Continuous integration for Python with Hudson

Thursday 5 November 2009This is 15 years old. Be careful.

Continuous integration is a great idea: you configure a server to periodically pull your source code, build it, run the tests, run lint, measure coverage, and so on. Then it graphs everything, stores the results for examination, and so on.

I’d been trying to figure out how to use the Hudson CI server with Python, and the few times I tried to get my mind around it, it just wasn’t clicking. I happened to mention my mental block to Joe Heck, and a few days later, he produced Setting up a Python CI server with Hudson. It’s a great step-by-step how-to covering everything you need to get Hudson going for a Python project.

Running through his guide finally cleared the last misconception for me: continuous integration isn’t a build tool or a test runner. You don’t run Hudson on your development machine. Sounds silly, but something needed to clear it up, and this was it.

Thanks, Joe!

Comments

[gravatar]
You're way welcome! Thanks for making coverage - because I'm taking advantage of it! Oh - and actually I do run hudson on my desktop. :-) at least when I'm doing project work at home. Just easier than running a VM all the time, especially when firing it up is "java -jar hudson.war"
[gravatar]
Hi Ned,

I've been using hudson for a little while and I've actually patched the nose coverage plugin to give it an option called --cover-xml that gives you the cobertura coverage Joe mentions as part of the test run.

I had to do it this way as my test runner isn't a python module but a buildout produced script.
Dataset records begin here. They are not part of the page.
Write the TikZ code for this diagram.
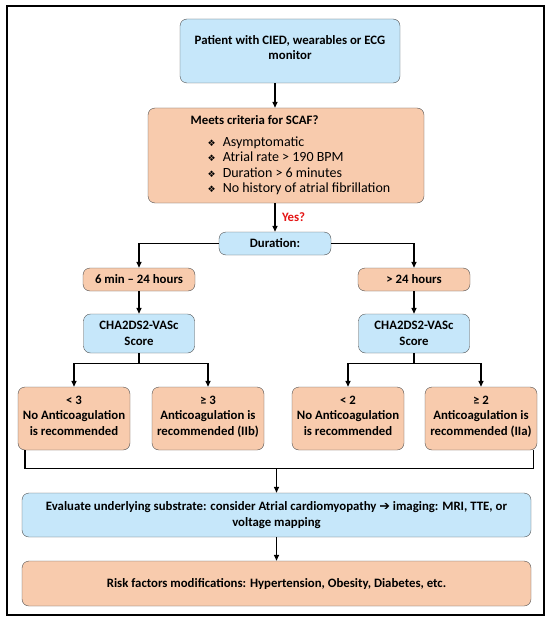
\documentclass[tikz,border=0pt]{standalone}
\usepackage{fontspec}
\setmainfont{Carlito}
\newfontfamily\symfont{DejaVu Sans}
\usetikzlibrary{positioning}
\usetikzlibrary{calc}
\usetikzlibrary{arrows.meta}
\definecolor{boxblue}{RGB}{198,231,250}
\definecolor{boxorange}{RGB}{248,203,173}
\definecolor{boxline}{RGB}{80,80,80}
\definecolor{yesred}{RGB}{228,20,20}
\newcommand{\critem}{\fontsize{14}{15.5}\selectfont\mdseries\hspace{17pt}{\symfont\fontsize{9}{9}\selectfont ❖}\hspace{7pt}}
\begin{document}
\begin{tikzpicture}[x=1pt,y=-1pt,
font=\fontsize{12.8}{15.5}\selectfont\bfseries,
arr/.style={draw,line width=1.4pt,-{Triangle[length=6pt,width=5pt]}},
ln/.style={draw,line width=1.4pt}
]

\tikzstyle{bb} = [draw=boxline, fill=boxblue, rounded corners=7pt, align=center, inner sep=0pt]
\tikzstyle{ob} = [draw=boxline, fill=boxorange, rounded corners=7pt, align=center, inner sep=0pt]
\useasboundingbox (0,0) rectangle (550,623);
\draw[line width=1.8pt] (7,6) rectangle (544,615);

\node[bb, minimum width=220pt, minimum height=64pt] (top) at (290,51)
    {Patient with CIED, wearables or ECG\\monitor\\[-8.5pt]\mbox{}};
\node[ob, minimum width=276pt, minimum height=95pt] (scaf) at (286,155.5)
    {\begin{tabular}{@{\hspace{9pt}}l@{}}
     Meets criteria for SCAF?\\[6.5pt]
     \critem Asymptomatic\\
     \critem Atrial rate > 190 BPM\\
     \critem Duration > 6 minutes\\
     \critem No history of atrial fibrillation
     \end{tabular}};
\node[bb, minimum width=112pt, minimum height=23pt] (dur) at (275,243.5) {Duration:};

% duration branches
\node[ob, minimum width=112pt, minimum height=23pt] (dA) at (139,279.5) {6 min -- 24 hours};
\node[ob, minimum width=112pt, minimum height=23pt] (dB) at (414,279.5) {> 24 hours};
\node[bb, minimum width=111pt, minimum height=39pt] (chaA) at (139,333.5) {CHA2DS2-VASc\\Score};
\node[bb, minimum width=111pt, minimum height=39pt] (chaB) at (414,333.5) {CHA2DS2-VASc\\Score};

% score results
\node[ob, minimum width=112pt, minimum height=63pt] (lA) at (74,418.5) {< 3\\No Anticoagulation\\is recommended\\[-9.5pt]\mbox{}};
\node[ob, minimum width=112pt, minimum height=63pt] (lB) at (208,418.5) {≥ 3\\Anticoagulation is\\recommended (IIb)\\[-9.5pt]\mbox{}};
\node[ob, minimum width=112pt, minimum height=63pt] (lC) at (348,418.5) {< 2\\No Anticoagulation\\is recommended\\[-9.5pt]\mbox{}};
\node[ob, minimum width=112pt, minimum height=63pt] (lD) at (481,418.5) {≥ 2\\Anticoagulation is\\recommended (IIa)\\[-9.5pt]\mbox{}};

\node[bb, minimum width=509pt, minimum height=44pt] (eval) at (276.5,515)
    {Evaluate underlying substrate: consider Atrial cardiomyopathy {\symfont ➔} imaging: MRI, TTE, or\\voltage mapping};
\node[ob, minimum width=509pt, minimum height=45pt] (risk) at (276.5,583.5)
    {Risk factors modifications: Hypertension, Obesity, Diabetes, etc.};

% connectors
\draw[arr] (top.south -| dur.north) -- (scaf.north -| dur.north);
\draw[arr] (scaf.south -| dur.north) -- (dur.north)
    node[midway, right=3pt, text=yesred] (yes) {Yes?};
\draw[arr] (dur.west) -| (dA.north);
\draw[arr] (dur.east) -| (dB.north);
\draw[arr] (dA) -- (chaA);
\draw[arr] (dB) -- (chaB);
\draw[arr] (chaA.south) -- ++(0,10) -| (lA.north);
\draw[arr] (chaA.south) -- ++(0,10) -| (lB.north);
\draw[arr] (chaB.south) -- ++(0,10) -| (lC.north);
\draw[arr] (chaB.south) -- ++(0,10) -| (lD.north);
\draw[ln] ([xshift=7pt]lA.south west) -- ++(0,18) coordinate (col) -| ([xshift=-4pt]lD.south east);
\draw[arr] (col -| eval.north) -- (eval.north);
\draw[arr] (eval) -- (risk);
\end{tikzpicture}
\end{document}
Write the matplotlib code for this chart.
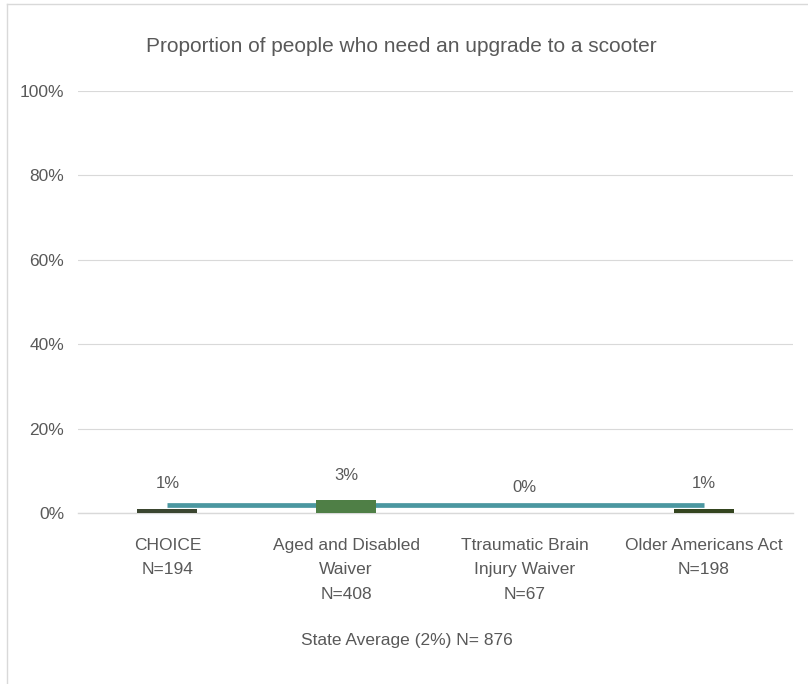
import matplotlib.pyplot as plt
from matplotlib.lines import Line2D
import numpy as np

plt.rcParams['font.family'] = ['Liberation Sans', 'DejaVu Sans']

# data
categories = ['CHOICE\nN=194', 'Aged and Disabled\nWaiver\nN=408',
              'Ttraumatic Brain\nInjury Waiver\nN=67', 'Older Americans Act\nN=198']
values = [1, 3, 0, 1]
value_labels = ['1%', '3%', '0%', '1%']
state_avg = [2, 2, 2, 2]
bar_colors = ['#3b4630', '#4f7f46', '#4f7f46', '#34451f']
yticks = [0, 20, 40, 60, 80, 100]

grey = '#595959'

fig = plt.figure(figsize=(8.08, 6.84), dpi=100)
ax = fig.add_axes([78/808, 171/684, 715/808, 422/684])

x = np.arange(len(categories))

# state average line, bars on top of it
ax.plot(x, state_avg, color='#4b97a0', linewidth=3.4, solid_capstyle='butt', zorder=2)
bars = ax.bar(x, values, 0.335, color=bar_colors, zorder=3)

for xi, v, lab in zip(x, values, value_labels):
    ax.annotate(lab, (xi, v), xytext=(0, 18), textcoords='offset points',
                ha='center', va='center', fontsize=12, color=grey)

ax.set_xlim(-0.5, len(categories) - 0.5)
ax.set_ylim(0, 100)
ax.set_yticks(yticks)
ax.set_yticklabels(['{}%'.format(t) for t in yticks], fontsize=12.5, color=grey)
ax.set_xticks(x)
ax.set_xticklabels(categories, fontsize=12.5, color=grey, linespacing=1.78)
ax.tick_params(axis='y', length=0, pad=10)
ax.tick_params(axis='x', length=0, pad=18)
ax.grid(axis='y', color='#d9d9d9', linewidth=0.8, zorder=0)
ax.axhline(0, color='#d9d9d9', linewidth=1.0, zorder=1, clip_on=False)
for s in ax.spines.values():
    s.set_visible(False)

fig.text(401/808, 1 - 47/684, 'Proportion of people who need an upgrade to a scooter',
         ha='center', va='center', fontsize=15, color=grey)
fig.text(407/808, 1 - 641/684, 'State Average (2%) N= 876',
         ha='center', va='center', fontsize=12.5, color=grey)

# chart frame (left and top edges visible)
fig.add_artist(Line2D([7/808, 7/808], [0, 1 - 4/684], color='#d9d9d9', linewidth=1))
fig.add_artist(Line2D([7/808, 1], [1 - 4/684, 1 - 4/684], color='#d9d9d9', linewidth=1))

fig.savefig('out.png', dpi=100)
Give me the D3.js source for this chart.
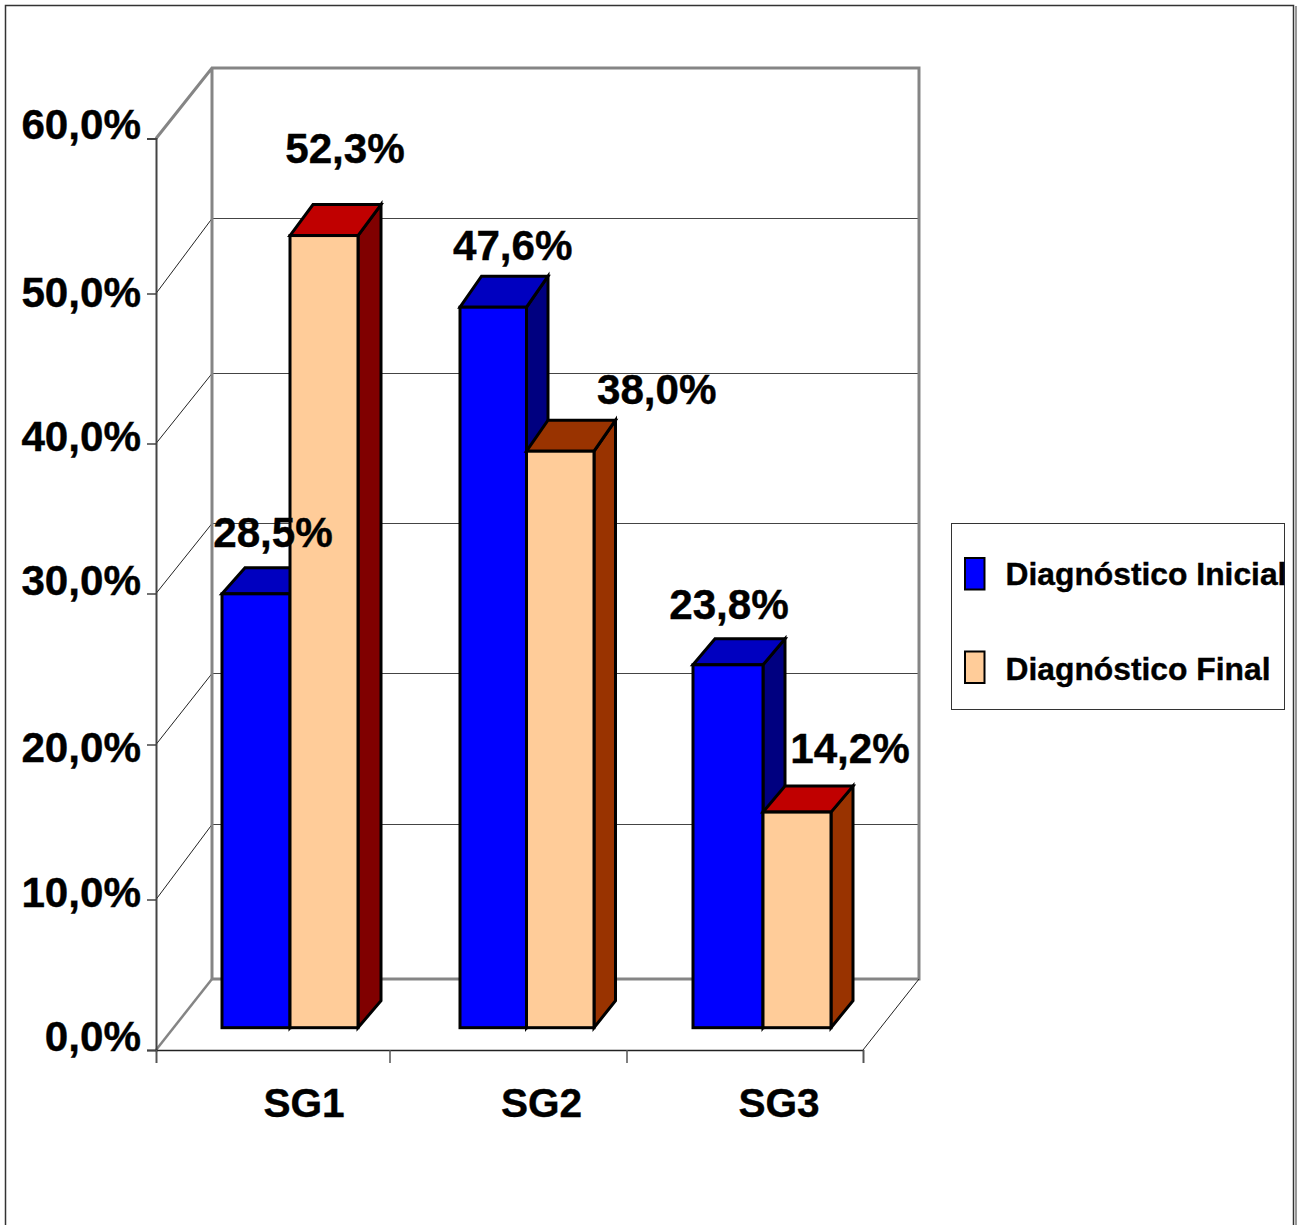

So my hudson build step lools like
./bin/test-runner-name --with-xunit --with-coverage --cover-package=package_1 --cover-xml
This is pretty nice as you only get what you're interested in looking at in the coverage report.

Would you like the diff?

Ben
[gravatar]
@Joe, I guess what I meant about dev machines was less about machines than it was about working trees. Trying to run Hudson against my actual working tree was a mistake, it's not the way Hudson was designed to run. It's much more keeping with the grain of the wood to point Hudson at the repo and have it pull its own sources. That's the step I was getting tangled up with.